In 1996, she founded Roots of Empathy, a classroom-based program for children in elementary school, and in 2005 she founded Seeds of Empathy, a related program for younger children in early childhood settings.

==Selected works==
Gordon's 2005 Canadian non-fiction bestseller, Roots of Empathy: Changing the World Child by Child, concerns child development and empathy and outlines the philosophy behind the Roots of Empathy program. It was ranked as one of the Top 100 Books of the Year in the category of "Ideas" by The Globe and Mail in 2006.

==Speaking and consulting==
Gordon is an international public speaker and often acts as an advisor for governments, educational organizations, and public institutions. She has presented on early childhood development to conferences organized by the World Health Organization, and the United States government, among others. She worked with the World Health Organization's Commission on the Social Determinants of Health's Knowledge Network for Early Childhood Development for their report Total Environment Assessment Model for Early Childhood Development. She was also invited to share her parenting expertise with the Nelson Mandela Children's Foundation in South Africa.

Gordon has twice been invited to meet with the Dalai Lama.

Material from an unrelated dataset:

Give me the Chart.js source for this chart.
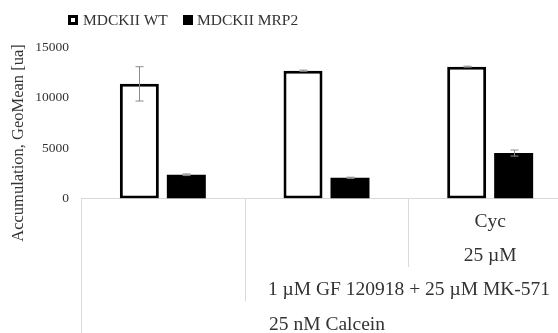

Their first meeting was in 2006, at the Vancouver Dialogues, and their second was in 2008, in Seattle, Washington, as part of the Dalai Lama's Seeds of Compassion event. The Dalai Lama has said he believes programs such as Gordon's Roots of Empathy will build world peace.

==Awards and appointments==
Gordon is the recipient of several prestigious awards recognizing her contribution to innovation in education and international social entrepreneurship, including The Fraser Mustard Award and a Distinguished Canadian Educator Award. In 2002, she was selected as the first female Canadian Fellow in the Ashoka Foundation. an international organization that supports social entrepreneurs. She is currently a member of the Ashoka Foundation's board of directors. In 2006, she was invested as a Member of the Order of Canada. In July 2009, she was given the Public Education Advocacy Award by the Canadian Teachers' Federation. In 2018, she was appointed to the Order of Ontario, the province's highest honour, for her work as a "social entrepreneur, educator, author, child advocate and parenting expert".